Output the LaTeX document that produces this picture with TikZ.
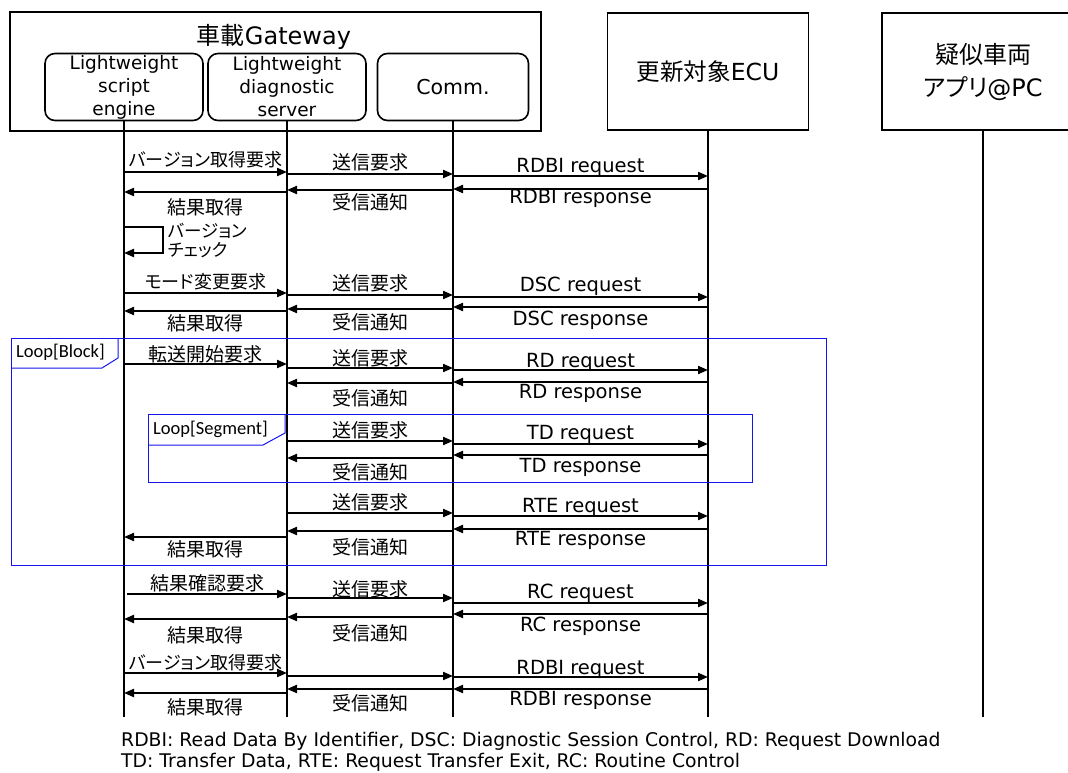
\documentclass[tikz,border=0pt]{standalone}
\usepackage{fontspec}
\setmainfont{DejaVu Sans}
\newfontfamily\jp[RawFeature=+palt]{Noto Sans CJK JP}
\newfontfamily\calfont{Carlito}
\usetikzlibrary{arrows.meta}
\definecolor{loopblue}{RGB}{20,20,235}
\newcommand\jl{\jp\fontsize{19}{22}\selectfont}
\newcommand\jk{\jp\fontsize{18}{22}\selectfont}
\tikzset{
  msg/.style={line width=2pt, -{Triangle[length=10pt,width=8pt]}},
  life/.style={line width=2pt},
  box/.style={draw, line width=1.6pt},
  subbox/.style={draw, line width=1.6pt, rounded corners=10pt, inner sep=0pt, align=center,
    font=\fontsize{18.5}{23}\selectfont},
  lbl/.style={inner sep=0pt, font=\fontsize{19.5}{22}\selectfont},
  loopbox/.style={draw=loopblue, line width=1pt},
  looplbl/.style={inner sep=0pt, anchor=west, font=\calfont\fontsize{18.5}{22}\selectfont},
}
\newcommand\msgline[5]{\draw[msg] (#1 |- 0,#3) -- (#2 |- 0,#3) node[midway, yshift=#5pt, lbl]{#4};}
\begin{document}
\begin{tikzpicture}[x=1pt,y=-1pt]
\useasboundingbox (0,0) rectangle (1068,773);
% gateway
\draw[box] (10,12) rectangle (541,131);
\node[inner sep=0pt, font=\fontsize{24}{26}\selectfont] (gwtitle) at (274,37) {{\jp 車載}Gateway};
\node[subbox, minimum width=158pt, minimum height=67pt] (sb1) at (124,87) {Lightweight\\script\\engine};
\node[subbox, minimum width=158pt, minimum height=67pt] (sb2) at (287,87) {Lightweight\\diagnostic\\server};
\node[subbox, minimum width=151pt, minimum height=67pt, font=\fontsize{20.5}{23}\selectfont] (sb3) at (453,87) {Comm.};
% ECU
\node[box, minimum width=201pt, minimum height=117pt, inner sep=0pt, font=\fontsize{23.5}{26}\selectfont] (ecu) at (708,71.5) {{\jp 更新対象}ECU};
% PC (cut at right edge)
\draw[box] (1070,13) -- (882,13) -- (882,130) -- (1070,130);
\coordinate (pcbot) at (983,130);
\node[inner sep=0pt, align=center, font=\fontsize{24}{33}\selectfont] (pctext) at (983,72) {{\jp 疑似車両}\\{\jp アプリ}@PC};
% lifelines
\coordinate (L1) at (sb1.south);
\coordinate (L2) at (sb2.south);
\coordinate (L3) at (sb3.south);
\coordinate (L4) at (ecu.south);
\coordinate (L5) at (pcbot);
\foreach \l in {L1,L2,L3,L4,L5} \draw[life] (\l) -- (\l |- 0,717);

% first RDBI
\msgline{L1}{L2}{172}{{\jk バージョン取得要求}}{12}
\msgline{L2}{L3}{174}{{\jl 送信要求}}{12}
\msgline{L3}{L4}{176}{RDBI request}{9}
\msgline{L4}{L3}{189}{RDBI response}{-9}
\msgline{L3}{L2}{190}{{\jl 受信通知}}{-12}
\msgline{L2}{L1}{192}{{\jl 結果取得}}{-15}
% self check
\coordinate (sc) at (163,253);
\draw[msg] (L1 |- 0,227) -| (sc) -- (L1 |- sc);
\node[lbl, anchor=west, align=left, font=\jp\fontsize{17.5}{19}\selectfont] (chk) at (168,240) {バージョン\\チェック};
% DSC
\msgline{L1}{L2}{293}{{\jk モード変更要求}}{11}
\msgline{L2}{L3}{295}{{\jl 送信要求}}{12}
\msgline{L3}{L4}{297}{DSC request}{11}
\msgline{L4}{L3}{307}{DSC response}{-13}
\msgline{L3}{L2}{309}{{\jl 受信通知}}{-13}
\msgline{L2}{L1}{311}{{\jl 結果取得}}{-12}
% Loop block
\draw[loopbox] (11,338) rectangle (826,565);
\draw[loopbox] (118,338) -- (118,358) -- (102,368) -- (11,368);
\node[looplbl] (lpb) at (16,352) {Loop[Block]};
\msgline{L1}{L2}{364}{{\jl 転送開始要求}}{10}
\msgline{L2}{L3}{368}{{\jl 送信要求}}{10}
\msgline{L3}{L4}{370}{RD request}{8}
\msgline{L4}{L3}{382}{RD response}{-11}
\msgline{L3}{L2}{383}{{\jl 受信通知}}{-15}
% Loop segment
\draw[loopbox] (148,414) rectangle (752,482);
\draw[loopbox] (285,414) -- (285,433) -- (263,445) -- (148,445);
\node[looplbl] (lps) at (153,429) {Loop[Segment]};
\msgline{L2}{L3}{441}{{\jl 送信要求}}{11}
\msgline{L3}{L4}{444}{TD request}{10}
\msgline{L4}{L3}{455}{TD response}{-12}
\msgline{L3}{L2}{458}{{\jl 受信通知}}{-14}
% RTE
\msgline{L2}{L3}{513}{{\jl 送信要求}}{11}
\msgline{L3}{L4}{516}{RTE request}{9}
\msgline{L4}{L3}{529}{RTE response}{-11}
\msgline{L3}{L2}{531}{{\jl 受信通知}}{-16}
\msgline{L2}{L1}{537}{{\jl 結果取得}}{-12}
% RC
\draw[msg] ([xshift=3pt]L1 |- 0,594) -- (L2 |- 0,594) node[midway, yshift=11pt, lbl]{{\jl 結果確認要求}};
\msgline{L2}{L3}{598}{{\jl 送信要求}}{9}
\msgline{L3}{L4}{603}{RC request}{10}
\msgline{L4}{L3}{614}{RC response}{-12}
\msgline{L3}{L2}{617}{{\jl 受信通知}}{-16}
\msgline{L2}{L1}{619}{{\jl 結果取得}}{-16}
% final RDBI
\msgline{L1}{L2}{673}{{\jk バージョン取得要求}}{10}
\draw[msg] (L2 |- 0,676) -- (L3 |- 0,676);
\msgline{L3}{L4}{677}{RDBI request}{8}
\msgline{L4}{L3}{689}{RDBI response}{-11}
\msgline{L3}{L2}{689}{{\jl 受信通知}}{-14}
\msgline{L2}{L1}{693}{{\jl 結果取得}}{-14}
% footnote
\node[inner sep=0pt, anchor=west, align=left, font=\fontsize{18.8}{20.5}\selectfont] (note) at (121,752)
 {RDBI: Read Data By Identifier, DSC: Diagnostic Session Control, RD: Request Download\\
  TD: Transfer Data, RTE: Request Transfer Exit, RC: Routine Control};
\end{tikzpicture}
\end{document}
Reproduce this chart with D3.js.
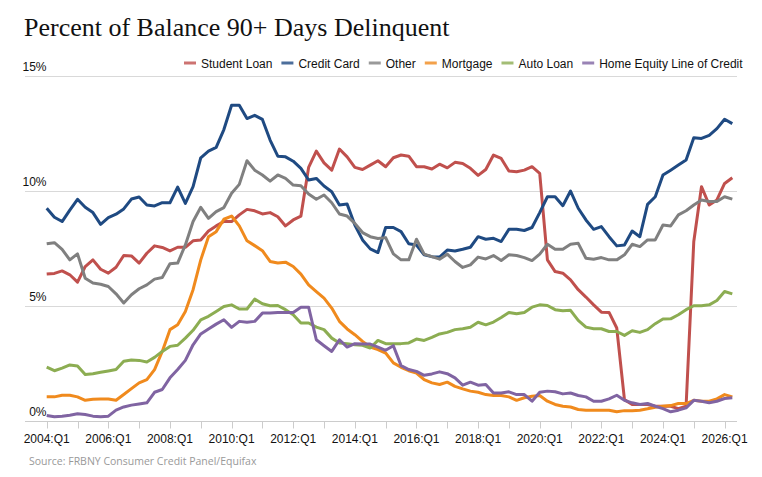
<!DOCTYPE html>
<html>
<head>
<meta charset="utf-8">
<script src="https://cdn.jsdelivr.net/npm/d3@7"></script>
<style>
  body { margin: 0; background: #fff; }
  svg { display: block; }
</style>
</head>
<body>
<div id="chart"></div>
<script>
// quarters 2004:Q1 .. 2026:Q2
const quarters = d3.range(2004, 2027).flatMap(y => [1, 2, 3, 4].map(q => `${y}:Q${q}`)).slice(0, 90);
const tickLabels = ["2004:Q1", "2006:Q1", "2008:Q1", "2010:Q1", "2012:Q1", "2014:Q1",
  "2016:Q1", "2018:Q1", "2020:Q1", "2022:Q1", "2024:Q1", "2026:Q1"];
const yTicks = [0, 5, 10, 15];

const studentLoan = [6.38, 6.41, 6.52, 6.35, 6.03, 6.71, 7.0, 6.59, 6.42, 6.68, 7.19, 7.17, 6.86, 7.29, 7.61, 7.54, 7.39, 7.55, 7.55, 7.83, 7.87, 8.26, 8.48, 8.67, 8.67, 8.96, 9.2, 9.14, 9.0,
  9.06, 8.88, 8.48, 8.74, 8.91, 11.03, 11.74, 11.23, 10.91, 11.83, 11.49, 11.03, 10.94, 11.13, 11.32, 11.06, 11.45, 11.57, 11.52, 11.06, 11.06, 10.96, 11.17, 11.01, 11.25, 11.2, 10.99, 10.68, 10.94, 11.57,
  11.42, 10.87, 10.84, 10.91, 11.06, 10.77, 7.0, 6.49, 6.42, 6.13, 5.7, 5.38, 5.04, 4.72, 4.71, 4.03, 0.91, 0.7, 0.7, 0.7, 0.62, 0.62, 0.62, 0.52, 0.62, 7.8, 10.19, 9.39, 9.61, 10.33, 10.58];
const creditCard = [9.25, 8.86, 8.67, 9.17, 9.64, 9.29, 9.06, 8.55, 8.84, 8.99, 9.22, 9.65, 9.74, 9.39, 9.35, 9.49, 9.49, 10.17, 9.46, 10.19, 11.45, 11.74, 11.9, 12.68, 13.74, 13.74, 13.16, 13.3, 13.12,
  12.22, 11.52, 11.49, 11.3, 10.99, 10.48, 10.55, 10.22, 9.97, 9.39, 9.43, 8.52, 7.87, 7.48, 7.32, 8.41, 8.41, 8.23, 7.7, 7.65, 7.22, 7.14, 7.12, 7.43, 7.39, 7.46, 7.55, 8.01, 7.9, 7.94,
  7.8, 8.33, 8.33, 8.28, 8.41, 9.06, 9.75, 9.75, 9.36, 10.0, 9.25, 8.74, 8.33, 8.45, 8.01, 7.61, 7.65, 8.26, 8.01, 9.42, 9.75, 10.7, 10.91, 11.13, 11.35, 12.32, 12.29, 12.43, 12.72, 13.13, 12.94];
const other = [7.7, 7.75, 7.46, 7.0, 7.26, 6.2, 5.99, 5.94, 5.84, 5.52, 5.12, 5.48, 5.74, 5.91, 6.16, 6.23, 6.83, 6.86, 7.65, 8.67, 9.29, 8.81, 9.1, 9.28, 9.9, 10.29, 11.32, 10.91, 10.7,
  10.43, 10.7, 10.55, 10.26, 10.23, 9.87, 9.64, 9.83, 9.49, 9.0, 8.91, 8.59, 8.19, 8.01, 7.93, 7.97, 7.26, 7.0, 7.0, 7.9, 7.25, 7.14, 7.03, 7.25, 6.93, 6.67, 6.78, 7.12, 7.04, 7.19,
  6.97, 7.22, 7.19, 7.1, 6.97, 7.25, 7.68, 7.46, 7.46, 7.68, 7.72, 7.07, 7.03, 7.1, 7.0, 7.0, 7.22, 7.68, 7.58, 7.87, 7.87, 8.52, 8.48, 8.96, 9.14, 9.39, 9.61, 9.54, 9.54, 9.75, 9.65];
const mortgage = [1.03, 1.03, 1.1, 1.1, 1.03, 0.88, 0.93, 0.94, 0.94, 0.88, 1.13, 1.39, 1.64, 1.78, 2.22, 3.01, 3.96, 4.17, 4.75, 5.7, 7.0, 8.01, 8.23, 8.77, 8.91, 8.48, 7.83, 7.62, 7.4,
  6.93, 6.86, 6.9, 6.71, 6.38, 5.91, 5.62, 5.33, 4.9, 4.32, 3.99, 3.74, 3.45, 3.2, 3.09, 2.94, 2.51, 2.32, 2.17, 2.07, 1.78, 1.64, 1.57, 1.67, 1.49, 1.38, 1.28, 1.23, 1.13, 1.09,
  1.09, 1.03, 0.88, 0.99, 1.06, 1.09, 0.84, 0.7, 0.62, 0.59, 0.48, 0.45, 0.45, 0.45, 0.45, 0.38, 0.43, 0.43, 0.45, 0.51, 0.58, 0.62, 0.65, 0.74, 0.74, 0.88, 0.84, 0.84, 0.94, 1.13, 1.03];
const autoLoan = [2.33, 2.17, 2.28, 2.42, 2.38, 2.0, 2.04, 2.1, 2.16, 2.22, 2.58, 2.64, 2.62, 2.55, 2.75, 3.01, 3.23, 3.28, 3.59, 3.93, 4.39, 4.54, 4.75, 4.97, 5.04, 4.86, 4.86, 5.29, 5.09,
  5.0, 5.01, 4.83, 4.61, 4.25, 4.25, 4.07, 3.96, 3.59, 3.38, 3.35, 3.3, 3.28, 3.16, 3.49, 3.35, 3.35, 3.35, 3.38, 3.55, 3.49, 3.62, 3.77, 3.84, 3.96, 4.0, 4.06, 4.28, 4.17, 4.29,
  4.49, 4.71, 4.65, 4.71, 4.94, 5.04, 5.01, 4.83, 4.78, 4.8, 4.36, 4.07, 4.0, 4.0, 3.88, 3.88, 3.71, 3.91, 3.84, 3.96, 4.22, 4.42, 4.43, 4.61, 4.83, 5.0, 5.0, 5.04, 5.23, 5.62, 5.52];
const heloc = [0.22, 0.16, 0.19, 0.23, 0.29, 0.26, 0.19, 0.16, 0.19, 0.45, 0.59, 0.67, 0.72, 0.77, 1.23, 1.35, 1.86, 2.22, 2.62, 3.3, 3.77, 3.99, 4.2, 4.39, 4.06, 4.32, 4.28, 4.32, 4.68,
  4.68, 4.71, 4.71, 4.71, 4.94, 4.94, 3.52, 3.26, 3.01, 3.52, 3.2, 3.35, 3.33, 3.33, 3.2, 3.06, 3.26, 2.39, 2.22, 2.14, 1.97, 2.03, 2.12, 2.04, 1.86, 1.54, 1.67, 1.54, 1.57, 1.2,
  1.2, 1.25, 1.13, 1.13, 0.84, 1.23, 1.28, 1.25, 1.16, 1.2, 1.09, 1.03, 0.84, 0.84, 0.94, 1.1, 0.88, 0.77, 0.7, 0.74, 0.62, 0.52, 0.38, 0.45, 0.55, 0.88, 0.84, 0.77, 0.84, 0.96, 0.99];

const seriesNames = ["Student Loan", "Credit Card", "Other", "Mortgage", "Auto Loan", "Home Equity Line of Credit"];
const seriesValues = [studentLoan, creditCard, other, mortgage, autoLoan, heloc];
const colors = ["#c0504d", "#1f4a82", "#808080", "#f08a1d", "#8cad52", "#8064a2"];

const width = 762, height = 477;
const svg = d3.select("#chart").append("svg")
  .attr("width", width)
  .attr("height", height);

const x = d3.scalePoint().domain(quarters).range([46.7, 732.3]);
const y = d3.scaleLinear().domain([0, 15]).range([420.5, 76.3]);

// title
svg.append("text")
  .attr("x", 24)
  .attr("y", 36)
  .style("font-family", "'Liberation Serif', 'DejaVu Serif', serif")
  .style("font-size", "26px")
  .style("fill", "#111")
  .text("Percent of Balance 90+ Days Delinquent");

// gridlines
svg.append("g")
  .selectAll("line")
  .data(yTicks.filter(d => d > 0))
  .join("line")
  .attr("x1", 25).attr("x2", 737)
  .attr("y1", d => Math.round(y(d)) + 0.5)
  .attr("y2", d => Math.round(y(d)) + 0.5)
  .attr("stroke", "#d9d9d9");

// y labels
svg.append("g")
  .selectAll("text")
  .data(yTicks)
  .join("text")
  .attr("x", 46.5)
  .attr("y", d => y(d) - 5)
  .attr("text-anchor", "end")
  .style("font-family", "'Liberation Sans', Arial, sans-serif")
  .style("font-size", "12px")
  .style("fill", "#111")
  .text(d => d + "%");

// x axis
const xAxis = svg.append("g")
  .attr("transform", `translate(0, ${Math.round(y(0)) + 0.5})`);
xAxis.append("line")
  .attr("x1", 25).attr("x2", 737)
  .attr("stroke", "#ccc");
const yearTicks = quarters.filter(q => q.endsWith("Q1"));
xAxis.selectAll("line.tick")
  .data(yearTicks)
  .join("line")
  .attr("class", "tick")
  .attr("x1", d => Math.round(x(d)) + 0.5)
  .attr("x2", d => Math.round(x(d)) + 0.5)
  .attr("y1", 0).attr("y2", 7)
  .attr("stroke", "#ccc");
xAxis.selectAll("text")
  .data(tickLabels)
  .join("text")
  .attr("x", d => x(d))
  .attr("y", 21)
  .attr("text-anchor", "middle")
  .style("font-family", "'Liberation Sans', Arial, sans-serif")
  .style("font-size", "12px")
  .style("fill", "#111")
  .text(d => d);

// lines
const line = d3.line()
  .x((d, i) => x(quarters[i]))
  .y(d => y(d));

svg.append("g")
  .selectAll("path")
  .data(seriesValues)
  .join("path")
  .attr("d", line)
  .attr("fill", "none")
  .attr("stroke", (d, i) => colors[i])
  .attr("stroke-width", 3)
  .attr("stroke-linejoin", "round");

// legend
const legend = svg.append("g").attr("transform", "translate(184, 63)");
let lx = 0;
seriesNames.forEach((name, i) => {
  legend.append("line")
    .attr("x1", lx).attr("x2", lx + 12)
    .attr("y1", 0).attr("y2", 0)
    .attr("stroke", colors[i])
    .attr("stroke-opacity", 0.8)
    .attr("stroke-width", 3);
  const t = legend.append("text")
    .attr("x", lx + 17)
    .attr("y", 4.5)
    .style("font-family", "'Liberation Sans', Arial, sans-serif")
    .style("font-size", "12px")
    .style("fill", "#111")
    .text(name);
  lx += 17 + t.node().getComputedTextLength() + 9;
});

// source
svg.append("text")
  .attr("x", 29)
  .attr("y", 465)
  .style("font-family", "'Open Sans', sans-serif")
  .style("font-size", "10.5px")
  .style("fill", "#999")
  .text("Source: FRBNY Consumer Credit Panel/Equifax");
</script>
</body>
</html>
•••
▸ Task description
Leave the pictures out, and transcribe exactly the lines above starting at the one that contains "Reproduce this chart with D3.js." and ending at the one that contains "const yTicks = [0, 5, 10, 15];".

▸ Written reply
Reproduce this chart with D3.js.
<!DOCTYPE html>
<html>
<head>
<meta charset="utf-8">
<script src="https://cdn.jsdelivr.net/npm/d3@7"></script>
<style>
  body { margin: 0; background: #fff; }
  svg { display: block; }
</style>
</head>
<body>
<div id="chart"></div>
<script>
// quarters 2004:Q1 .. 2026:Q2
const quarters = d3.range(2004, 2027).flatMap(y => [1, 2, 3, 4].map(q => `${y}:Q${q}`)).slice(0, 90);
const tickLabels = ["2004:Q1", "2006:Q1", "2008:Q1", "2010:Q1", "2012:Q1", "2014:Q1",
  "2016:Q1", "2018:Q1", "2020:Q1", "2022:Q1", "2024:Q1", "2026:Q1"];
const yTicks = [0, 5, 10, 15];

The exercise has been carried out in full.